Yesterday started off pretty much as everyday has this week. I woke up (late), I had my breakfast (lazily), I took the kids to school (late), dropped the baby at daycare (she cried) and I came home to get some work done. After my second cup of coffee and my mid-morning snack, when I sat at my desk I realized there was a task that I'd been avoiding: organizing bills and debt paperwork and opening mail.
It wasn't a terrible task because at the end of the summer my best friend and I had sat down and put a basic organizational plan in order. But, as you know, one must keep on top of the financial stuff. During opening the mail, annotating when bills are due, writing a letter to a creditor (gasp!) and getting creditor information together I started breathing a little heavy, my head and chest started to hurt and the beginnings of a panic attack tried to overcome me.
I started taking deep breathes as I lost my focus... I knew I had to get through the task so I could move on, but that mere event changed the course of the rest of the day. Sad to say I didn't get much accomplished and made the decision to begin anew today.

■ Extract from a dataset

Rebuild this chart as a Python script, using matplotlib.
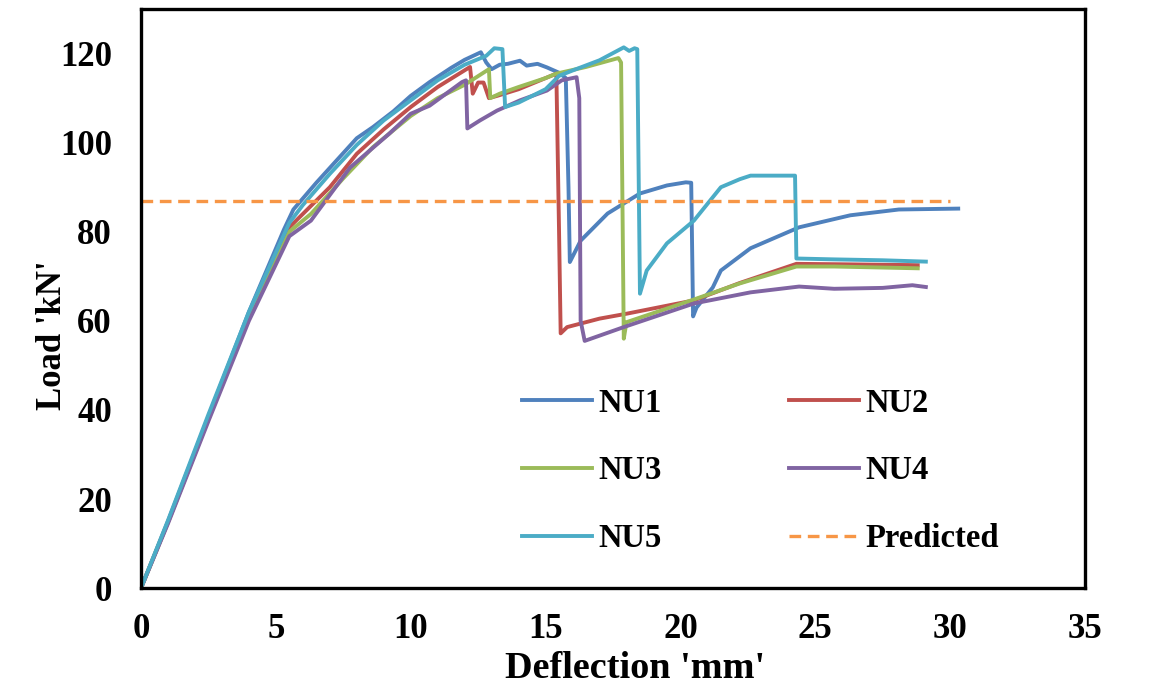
import matplotlib.pyplot as plt

plt.rcParams['font.family'] = ['Liberation Serif', 'DejaVu Serif']
plt.rcParams['font.weight'] = 'bold'

# load-deflection records for the five specimens (mm, kN)
nu1_x = [0, 1, 2.5, 4, 5.3, 5.65, 6.5, 7.4, 8, 8.6, 9.35, 10, 10.7, 11.5, 12, 12.6,
         12.8, 13.0, 13.3, 13.6, 14.05, 14.3, 14.7, 15.05, 15.5, 15.75, 15.85, 15.9,
         16.3, 17.3, 18.5, 19.5, 20.2, 20.4, 20.47, 20.6, 21.2, 21.5, 22.6, 24.4,
         26.3, 28.1, 30.3]
nu1_y = [0, 15, 38.5, 62, 80.5, 85, 91, 97, 101, 103.5, 107, 110.5, 113.6, 116.8, 118.6, 120.3,
         118, 116.5, 117.5, 117.7, 118.4, 117.3, 117.7, 116.9, 115.7, 114.5, 90, 73.2,
         78, 84.1, 88.6, 90.4, 91.1, 91, 61, 63, 67.5, 71.3, 76.3, 81,
         83.7, 85, 85.2]

nu2_x = [0, 1, 2.5, 4, 5.5, 6, 7, 8, 9, 10, 11, 12.2, 12.3, 12.5, 12.7, 12.9,
         13.2, 14, 15, 15.4, 15.5, 15.56, 15.8, 17, 18, 20.5, 22.2, 24.3, 26, 28.8]
nu2_y = [0, 14.8, 38, 61, 81, 84, 90, 97.5, 103, 108, 112.5, 117, 111, 113.5, 113.5, 110,
         110.5, 112, 114.5, 115.5, 80, 57.2, 58.6, 60.5, 61.6, 64.6, 68.5, 72.8, 72.7, 72.5]

nu3_x = [0, 1, 2.5, 4, 5.5, 6.3, 7.5, 8.6, 10, 11, 12, 12.9, 12.95, 13.3, 14, 15,
         15.4, 16.5, 17.7, 17.8, 17.9, 18, 20.5, 22.2, 24.3, 25.7, 28.8]
nu3_y = [0, 14.8, 38, 60.5, 80, 84, 92, 99, 106, 110, 113, 116.5, 110, 111, 112.5, 114.5,
         115.5, 117, 119, 118, 56, 59.7, 64.8, 68.4, 72.2, 72.2, 71.8]

nu4_x = [0, 1, 2.5, 4, 5.5, 6.3, 7.75, 9.2, 10, 10.7, 11.9, 12.05, 12.1, 12.57, 13.2,
         14.05, 15.05, 15.6, 16.15, 16.25, 16.3, 16.45, 17.9, 20.5, 22.6, 24.4, 25.7,
         27.5, 28.6, 29.1]
nu4_y = [0, 14.5, 37.5, 60, 79, 82.5, 94.4, 102, 106.5, 108.3, 113.6, 114, 103.2, 105, 107.2,
         109.5, 111.7, 114, 114.7, 110, 60, 55.5, 58.6, 63.9, 66.4, 67.7, 67.2,
         67.4, 68, 67.6]

nu5_x = [0, 1, 2.5, 4, 5.5, 6, 7, 8, 9, 10, 11, 12, 12.8, 13.1, 13.4, 13.5, 14, 15,
         15.5, 16, 17, 17.9, 18.1, 18.3, 18.4, 18.5, 18.75, 19.5, 20.5, 21.5, 22.2,
         22.6, 24.25, 24.3, 25.7, 27.5, 29.1]
nu5_y = [0, 15.2, 39, 62, 82, 86, 93, 99.5, 105, 109.5, 114, 117.5, 119.5, 121.2, 121, 108, 109, 112,
         115, 116.2, 118.5, 121.4, 120.6, 121.2, 121, 66.1, 71.3, 77.4, 82.5, 90, 91.8,
         92.6, 92.6, 74, 73.8, 73.6, 73.3]

pred_x = [0, 30]
pred_y = [87, 87]

labels = ['NU1', 'NU2', 'NU3', 'NU4', 'NU5', 'Predicted']
colors = ['#4F81BD', '#C0504D', '#9BBB59', '#8064A2', '#4BACC6', '#F79646']

fig = plt.figure(figsize=(11.53, 6.96), dpi=100)
ax = fig.add_axes([0.1223, 0.155, 0.8187, 0.832])

curves = [(nu1_x, nu1_y), (nu2_x, nu2_y), (nu3_x, nu3_y), (nu4_x, nu4_y), (nu5_x, nu5_y)]
handles = []
for (xs, ys), lab, c in zip(curves, labels[:5], colors[:5]):
    h, = ax.plot(xs, ys, color=c, linewidth=2.8, label=lab, solid_joinstyle='round')
    handles.append(h)
h, = ax.plot(pred_x, pred_y, color=colors[5], linewidth=2.4, dashes=(3.5, 2), label=labels[5])
handles.append(h)

ax.set_xlim(0, 35)
ax.set_ylim(0, 130)
ax.set_xticks(range(0, 36, 5))
ax.set_yticks(range(0, 121, 20))
ax.tick_params(length=0, labelsize=25)
ax.tick_params(axis='y', pad=21)
ax.tick_params(axis='x', pad=18)
for s in ax.spines.values():
    s.set_linewidth(2.4)
    s.set_color('black')

ax.set_xlabel("Deflection 'mm'", fontsize=27.5, fontweight='bold')
ax.set_ylabel("Load 'kN'", fontsize=25, fontweight='bold')
ax.xaxis.set_label_coords(0.523, -0.108)
ax.yaxis.set_label_coords(-0.076, 0.436)

# legend reads row by row: NU1 NU2 / NU3 NU4 / NU5 Predicted
order = [0, 2, 4, 1, 3, 5]
ax.legend([handles[i] for i in order], [labels[i] for i in order],
          ncol=2, frameon=False, prop={'size': 23.5, 'weight': 'bold'}, loc='upper left',
          bbox_to_anchor=(0.386, 0.374), borderpad=0, handlelength=2.15,
          handletextpad=0.2, columnspacing=3.9, labelspacing=1.12)

plt.savefig('out.png', dpi=100, facecolor='white')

(I'll skip the part about how I was grumpy in the afternoon and I'll tell you later about my 4-year-old daughter's trip to purchase her birthday cake.)

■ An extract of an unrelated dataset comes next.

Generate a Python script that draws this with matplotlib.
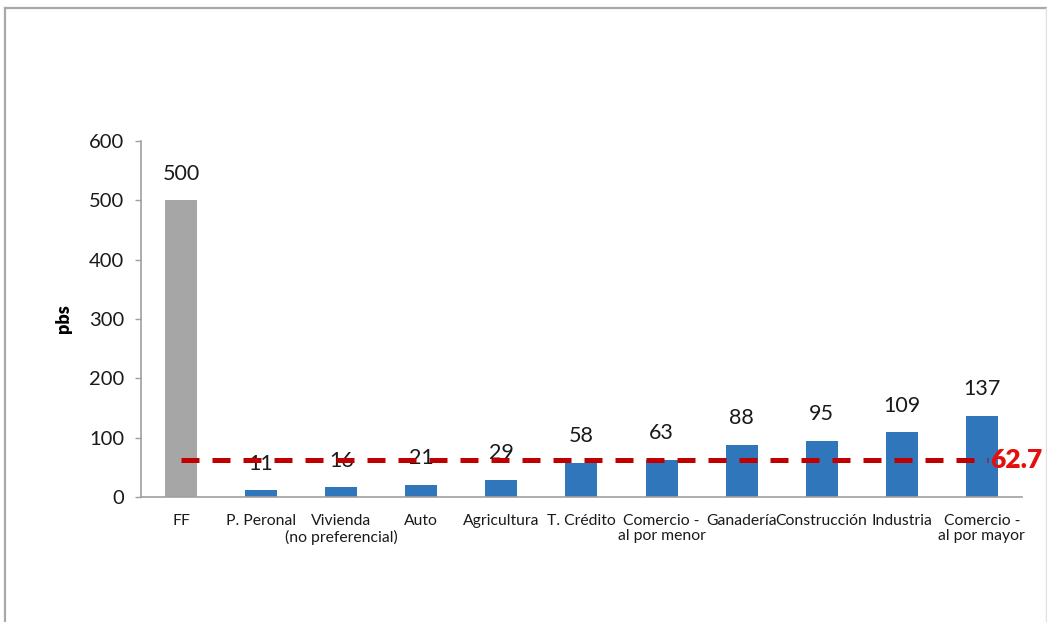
import matplotlib
matplotlib.use("Agg")
import matplotlib.pyplot as plt
from matplotlib.lines import Line2D

plt.rcParams['font.family'] = ['Lato', 'DejaVu Sans']

# Data
categories = ["FF", "P. Peronal", "Vivienda\n(no preferencial)", "Auto", "Agricultura",
              "T. Crédito", "Comercio -\nal por menor", "Ganadería", "Construcción",
              "Industria", "Comercio -\nal por mayor"]
values = [500, 11, 16, 21, 29, 58, 63, 88, 95, 109, 137]
average = 62.7
y_ticks = [0, 100, 200, 300, 400, 500, 600]

GRAY = "#A6A6A6"
BLUE = "#2F76BA"
colors = [GRAY] + [BLUE] * (len(values) - 1)

fig = plt.figure(figsize=(10.47, 6.22), dpi=100)
ax = fig.add_axes([0.1347, 0.2010, 0.8413, 0.5723])

x = list(range(len(categories)))
ax.bar(x, values, width=0.4, color=colors, zorder=2)

for xi, v in zip(x, values):
    ax.annotate(f"{v:g}", (xi, v), xytext=(0, 12), textcoords="offset points",
                ha="center", va="bottom", fontsize=15.5, color="#1a1a1a", zorder=3)

# Average line and its label
ax.plot([0, 10.08], [average, average], color="#C00000", lw=3.6,
        dashes=(3.6, 2.6), zorder=4, solid_capstyle="butt", clip_on=False)
ax.annotate(f"{average}", (10.08, average), xytext=(1, 0), textcoords="offset points",
            ha="left", va="center", fontsize=19, fontweight="heavy",
            color="#E41010", zorder=5, annotation_clip=False)

ax.set_xlim(-0.5, 10.5)
ax.set_ylim(0, 600)
ax.set_yticks(y_ticks)
ax.set_xticks(x)
ax.set_xticklabels(categories, fontsize=11.3, color="#1a1a1a", linespacing=1.15)
ax.tick_params(axis="x", length=0, pad=12)
ax.tick_params(axis="y", length=4, width=1, color="#A0A0A0", pad=8,
               labelsize=14.5, labelcolor="#1a1a1a")
ax.set_ylabel("pbs", fontsize=13, fontweight="heavy", labelpad=12)

for side in ("top", "right"):
    ax.spines[side].set_visible(False)
for side in ("left", "bottom"):
    ax.spines[side].set_color("#A0A0A0")
    ax.spines[side].set_linewidth(1.2)

# Outer frame around the chart area
W, H = 1047, 622
frame_kw = dict(transform=fig.transFigure, color="#A8A8A8", lw=1.6)
fig.add_artist(Line2D([4.5 / W, 4.5 / W], [0, 1 - 8 / H], **frame_kw))
fig.add_artist(Line2D([4.5 / W, 1], [1 - 8 / H, 1 - 8 / H], **frame_kw))
fig.add_artist(Line2D([1046 / W, 1046 / W], [0, 1 - 8 / H],
                      transform=fig.transFigure, color="#E0E0E0", lw=1))

fig.savefig("out.png", dpi=100)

When I arose today I thought about all I needed to get accomplished and proceeded with the day, but before I could get going good I discover the baby coughing, sneezing and stuffy with "snot" running out of her nose. And there went my plans -- poof!
Not only am I exhausted, but I've been caring for little Miss Anna today. She finally went down for a nap at about noon and, thankfully, her dad will pick up the middle children from school so I can let her take a nice long nap. Although I need a nap I am going to try to get as much finished as possible because once the children arrive home at around 2:45 and she gets up for her nap, I'll be back on full-time mommy duty.
For now, and for once, I am not going to fret about my to-do list. Hopefully I'll be able to catch up this weekend and get everything finished that's important. This will be one of those times I realize that being a parent can be an unpredictable life.
Despite Anna's cold she was in good spirits today!